Future problems and challenges
Current problems in neuroethics can be divided into two broad categories: those related to technical advances in the neurosciences, i.e. the implications of the development of neuroimaging techniques, psychopharmacology, brain implants or the brain-machine interface; and those related to the philosophy and understanding of the neurobiological basis of human consciousness, personality or behaviour.
In recent years, psychopharmacological research has invested considerable sums of money in drugs aimed at treating cognitive disorders, and more specifically attention and memory disorders. Drugs such as methylphenidate and its use for attention deficit disorders; or ampakine, which favours long-term potentiation mechanisms, improving performance in memory tests in healthy subjects, are just some examples.
This increase in drug consumption , especially in healthy subjects, leads to several ethical problems such as those mentioned below:
Health problems: medium and long-term adverse effects in healthy subjects are unknown.
Social consequences: questions arise as to how the use of these drugs might affect social relations or what the situation is for individuals who do not use them, as opposed to those who do, in terms of class or inequality. And it seems clear that, in highly competitive and stressful contexts, the freedom not to consume them would be relative .
Philosophical implications: the use of these drugs calls into question and alters our view of concepts such as personal effort, autonomy or the ability to overcome. Is it ethical to rapidly and artificially improve cognitive abilities?
On the other hand, advances in the understanding of the neurobiological bases of social behaviour, morality and decision making have direct implications on our way of conceiving notions of our life , such as personal responsibility or the imputability of a person, key aspects for neuroethics.

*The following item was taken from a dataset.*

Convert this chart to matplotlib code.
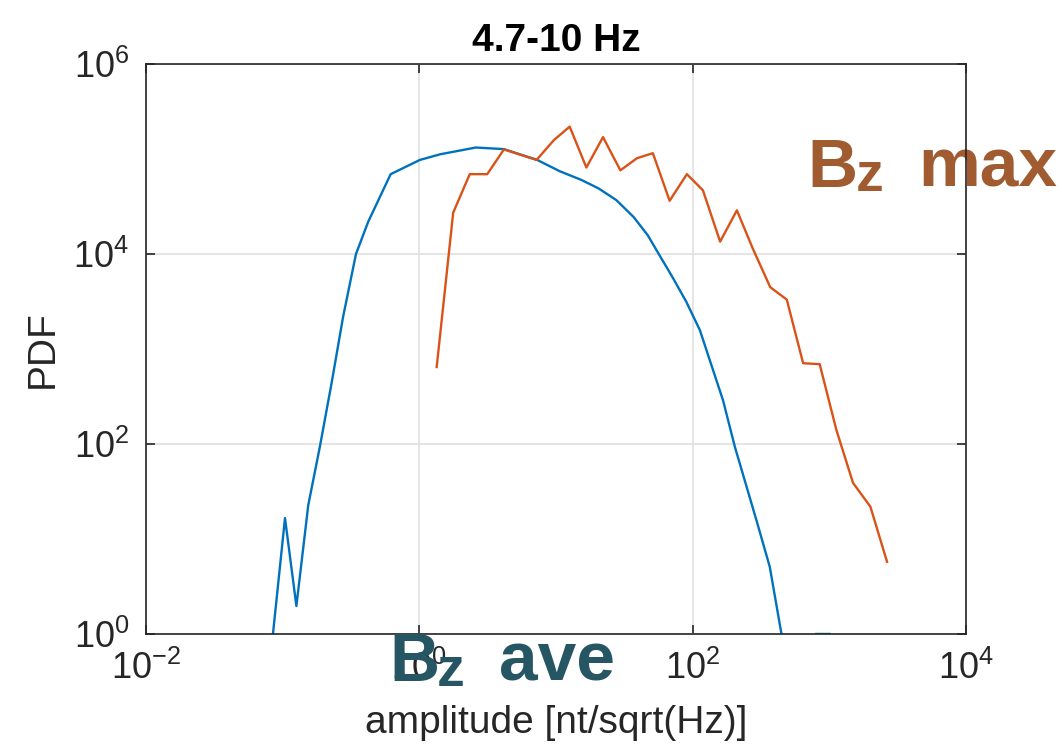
import matplotlib
matplotlib.use('Agg')
import matplotlib.pyplot as plt
from matplotlib.ticker import NullLocator
import numpy as np

plt.rcParams['font.family'] = ['Liberation Sans', 'DejaVu Sans']
plt.rcParams['axes.unicode_minus'] = False

#DATA
################################################################################

#Bz ave (blue), nan = empty bins (zero pdf)
ave_amp = [0.0849, 0.104, 0.126, 0.154, 0.187, 0.228, 0.277, 0.344, 0.423, 0.617,
           1.01, 1.42, 2.59, 4.16, 7.29, 10.7, 15.3, 20.5, 27.6, 37.0,
           46.9, 59.3, 71.0, 89.7, 113, 167, 204, 293, 367, 447,
           np.nan, 805, 1007]
ave_pdf = [1.0, 16.6, 1.97, 22.8, 93, 437, 2190, 1.0e4, 2.19e4, 6.92e4,
           9.77e4, 1.12e5, 1.32e5, 1.27e5, 9.77e4, 7.41e4, 6.03e4, 4.90e4, 3.70e4, 2.45e4,
           1.58e4, 8.9e3, 5.75e3, 3.16e3, 1.58e3, 288, 93, 15.8, 5.1, 1.0,
           np.nan, 1.0, 1.0]

#Bz max (orange)
max_amp = [1.34, 1.77, 2.34, 3.14, 4.16, 7.21, 9.66, 12.6, 16.7, 22.1,
           29.6, 39.2, 51.2, 67.9, 90.8, 119, 159, 211, 275, 370,
           489, 644, 851, 1127, 1493, 2000, 2649]
max_pdf = [646, 2.72e4, 6.92e4, 6.92e4, 1.26e5, 9.77e4, 1.58e5, 2.19e5, 8.13e4, 1.70e5,
           7.59e4, 1.02e5, 1.15e5, 3.63e4, 6.92e4, 4.68e4, 1.35e4, 2.88e4, 1.15e4, 4.47e3,
           3.31e3, 708, 692, 141, 38.9, 21.9, 5.75]

x_ticks = [1e-2, 1e0, 1e2, 1e4]
y_ticks = [1e0, 1e2, 1e4, 1e6]

#PLOT
################################################################################

fig = plt.figure(figsize=(10.62, 7.5), dpi=100)
ax = fig.add_axes([0.1375, 0.1547, 0.772, 0.76])

ax.plot(ave_amp, ave_pdf, color='#0072BD', lw=1.7)
ax.plot(max_amp, max_pdf, color='#D95319', lw=1.7)

ax.set_xscale('log')
ax.set_yscale('log')
ax.set_xlim(1e-2, 1e4)
ax.set_ylim(1e0, 1e6)
ax.set_xticks(x_ticks)
ax.set_yticks(y_ticks)
ax.xaxis.set_minor_locator(NullLocator())
ax.yaxis.set_minor_locator(NullLocator())

ax.grid(True, color='#e0e0e0', lw=1.2)
ax.set_axisbelow(True)
for s in ax.spines.values():
    s.set_color('#262626')
    s.set_linewidth(1.2)
ax.tick_params(direction='in', top=True, right=True, length=6.5, width=1.2,
               labelsize=26, pad=12, colors='#262626')

ax.set_title('4.7-10 Hz', fontsize=28, fontweight='bold', pad=9)
ax.set_xlabel('amplitude [nt/sqrt(Hz)]', fontsize=28, color='#262626')
ax.set_ylabel('PDF', fontsize=28, color='#262626')
ax.xaxis.set_label_coords(0.5, -0.125)
ax.yaxis.set_label_coords(-0.104, 0.5)

#annotations (max sits under the spines, ave over the tick labels)
tf = fig.transFigure
brown = '#A15B31'
ax.text(0.7604, 0.7511, 'B', transform=tf, fontsize=50, fontweight='bold', color=brown, zorder=1)
ax.text(0.806, 0.7447, 'z', transform=tf, fontsize=40, fontweight='bold', color=brown, zorder=1)
ax.text(0.8649, 0.7511, 'max', transform=tf, fontsize=50, fontweight='bold', color=brown, zorder=1)

teal = '#265664'
ax.text(0.3663, 0.0924, 'B', transform=tf, fontsize=50, fontweight='bold', color=teal, zorder=5)
ax.text(0.4115, 0.0853, 'z', transform=tf, fontsize=40, fontweight='bold', color=teal, zorder=5)
ax.text(0.4699, 0.0924, 'ave', transform=tf, fontsize=50, fontweight='bold', color=teal, zorder=5)

plt.savefig('out.png', dpi=100)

In the future, this discipline will continue to discuss relevant questions, such as: can we judge an adolescent equally for a crime committed if we know that at his age the neurobiological bases of moral reasoning have not yet been installed? If free will is only a cognitive illusion and does not exist as such, does it make sense to hold people accountable? Should we put barriers to brain research and manipulation? Questions that even today remain unanswered.